Polygamy radically undermines this goal, because if one man has two wives, it follows that some other man has no wife. As Robert Wright notes in his book The Moral Animal, the result is that many low-status males end up unable to wed and dangerously restless. Over time, a society can sanction polygamy only if it is prepared to use harsh measures to repress a menacing underclass of spouseless men. It is no coincidence that no liberal countries have been polygamous, and no polygamous countries have been liberal. In that respect, the one-partner-each rule stands at the very core of a liberal society, by making marriage a goal that everyone can aspire to. Gay marriage, note, is fully in keeping with liberalism's inclusive aspirations. Polygamy absolutely is not.

Incest, of course, may produce impaired children. But incestuous marriage is a horrible idea for a much bigger reason than that. Imagine a society where parents and children viewed each other as potential mates. Just for a start, every child would grow up wondering whether his parents had sexual designs on him, or were "grooming" him as a future spouse. Holding open the prospect of incestuous marriage would devastate family life by, effectively, legitimizing sexual predation within it.

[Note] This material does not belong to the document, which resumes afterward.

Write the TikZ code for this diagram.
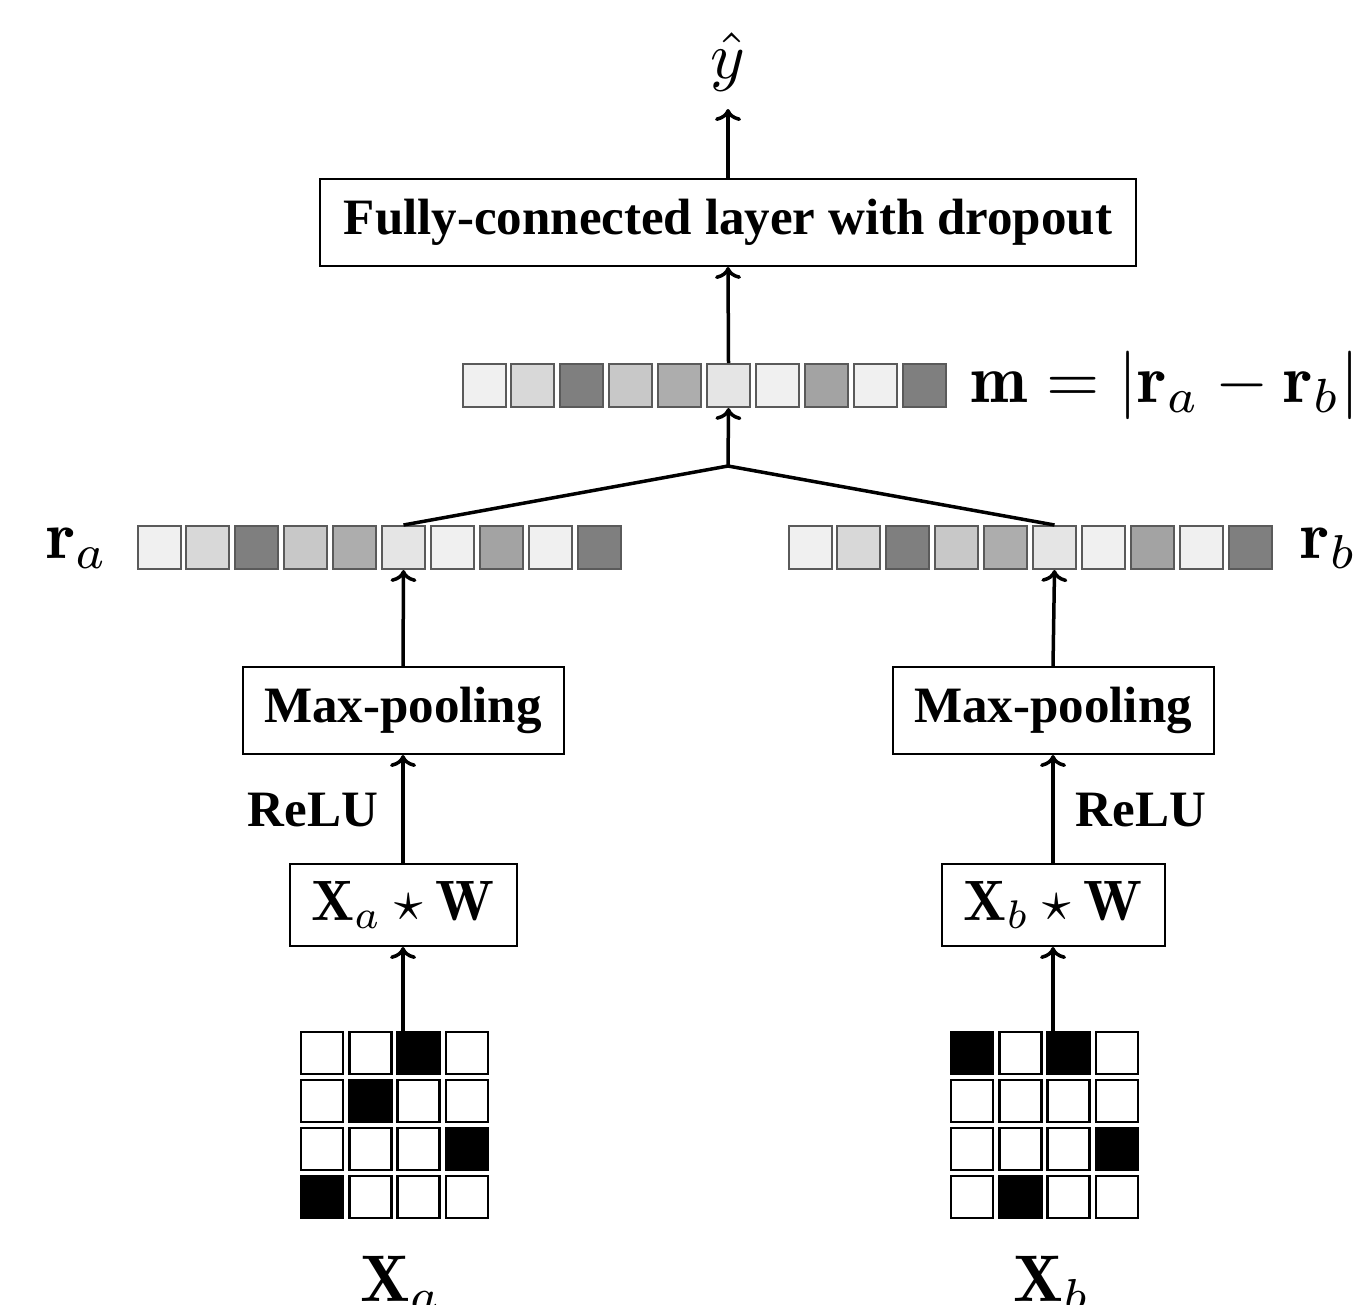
\documentclass[tikz,border=0pt]{standalone}
\usepackage{fontspec}
\newfontfamily\tnr{Liberation Serif}
\usetikzlibrary{arrows.meta}
\definecolor{c1}{HTML}{F0F0F0}
\definecolor{c2}{HTML}{D8D8D8}
\definecolor{c3}{HTML}{7F7F7F}
\definecolor{c4}{HTML}{C8C8C8}
\definecolor{c5}{HTML}{ADADAD}
\definecolor{c6}{HTML}{E5E5E5}
\definecolor{c8}{HTML}{A3A3A3}
\definecolor{cb}{HTML}{5A5A5A}
\newcommand{\scmath}[2]{\scalebox{#1}{$#2$}}
\tikzset{
  box/.style={draw, line width=2pt, inner sep=0pt, font=\tnr\bfseries\fontsize{51}{60}\selectfont},
  vcell/.style={draw=cb, line width=2pt, minimum size=43pt, inner sep=0pt},
  gcell/.style={draw=black, line width=2.5pt, minimum size=42pt, inner sep=0pt, fill=white},
  arr/.style={-{Computer Modern Rightarrow[length=12pt,width=26pt]}, line width=3.5pt},
  mlab/.style={inner sep=0pt, font=\normalsize},
  tlab/.style={inner sep=0pt, font=\tnr\bfseries\fontsize{51}{60}\selectfont}
}
\begin{document}
\begin{tikzpicture}[x=1pt,y=-1pt]
\useasboundingbox (0,0) rectangle (1357,1304);
% vectors
\foreach \c [count=\i from 0] in {c1,c2,c3,c4,c5,c6,c1,c8,c1,c3} {
  \node[vcell, fill=\c] (m\i) at ({484+\i*48.9},385.5) {};
  \node[vcell, fill=\c] (ra\i) at ({159+\i*48.9},547.5) {};
  \node[vcell, fill=\c] (rb\i) at ({810+\i*48.9},547.5) {};
}
% labels
\node[mlab] (yhat) at (728,62) {\scmath{6.6}{\hat{y}}};
\coordinate (yt) at (728,109);
\node[mlab, anchor=west] (mlabel) at (970,385) {\scmath{6.85}{\mathbf{m} = \left|\mathbf{r}_a - \mathbf{r}_b\right|}};
\node[mlab] (ralabel) at (77,548) {\scmath{6.8}{\mathbf{r}_a}};
\node[mlab] (rblabel) at (1329,548) {\scmath{6.8}{\mathbf{r}_b}};
% boxes
\node[box, minimum width=816pt, minimum height=87pt] (fc) at (728,222.5) {Fully-connected layer with dropout};
\node[box, minimum width=321pt, minimum height=87pt] (mpa) at (403,710.5) {Max-pooling};
\node[box, minimum width=321pt, minimum height=87pt] (mpb) at (1053,710.5) {Max-pooling};
\node[box, font=\normalsize, minimum width=227pt, minimum height=82pt] (cva) at (403,905) {\scmath{5.7}{\mathbf{X}_a \star \mathbf{W}}};
\node[box, font=\normalsize, minimum width=223pt, minimum height=82pt] (cvb) at (1053,905) {\scmath{5.7}{\mathbf{X}_b \star \mathbf{W}}};
\node[tlab] (relua) at (313,810) {ReLU};
\node[tlab] (relub) at (1141,810) {ReLU};
% grids
\foreach \r in {0,...,3} \foreach \c in {0,...,3} {
  \node[gcell] (ga-\r-\c) at ({322+\c*48.3},{1053+\r*48}) {};
  \node[gcell] (gb-\r-\c) at ({972+\c*48.3},{1053+\r*48}) {};
}
\foreach \r/\c in {0/2,1/1,2/3,3/0}
  \fill[black] (ga-\r-\c.north west) rectangle (ga-\r-\c.south east);
\foreach \r/\c in {0/0,0/2,2/3,3/1}
  \fill[black] (gb-\r-\c.north west) rectangle (gb-\r-\c.south east);
\node[mlab] (xa) at (401,1284) {\scmath{6.6}{\mathbf{X}_a}};
\node[mlab] (xb) at (1052,1284) {\scmath{6.6}{\mathbf{X}_b}};
\coordinate (gat) at (403,1031);
\coordinate (gbt) at (1053,1031);
% connectors
\coordinate (j) at (728,466);
\draw[line width=3.5pt] (ra5.north) -- (j) -- (rb5.north);
\draw[arr] (j) -- (m5.south);
\draw[arr] (m5.north) -- (fc.south);
\draw[arr] (fc.north) -- (yt);
\draw[arr] (gat) -- (cva.south);
\draw[arr] (gbt) -- (cvb.south);
\draw[arr] (cva.north) -- (mpa.south);
\draw[arr] (cvb.north) -- (mpb.south);
\draw[arr] (mpa.north) -- (ra5.south);
\draw[arr] (mpb.north) -- (rb5.south);
\end{tikzpicture}
\end{document}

The rather peculiar idea underlying the "If gay marriage, then polygamy" argument is that, at bottom, there really is no very good reason to be against polygamy other than tradition - you just have to be blindly against it, and ditto for gay marriage. But there are ample grounds to oppose polygamous and incestuous marriage, grounds that have nothing to do with whether gay people will be allowed to partake of society's most stabilizing, civilizing institution. I don't ask to break the rules that we all depend on. I just want to be allowed to follow them.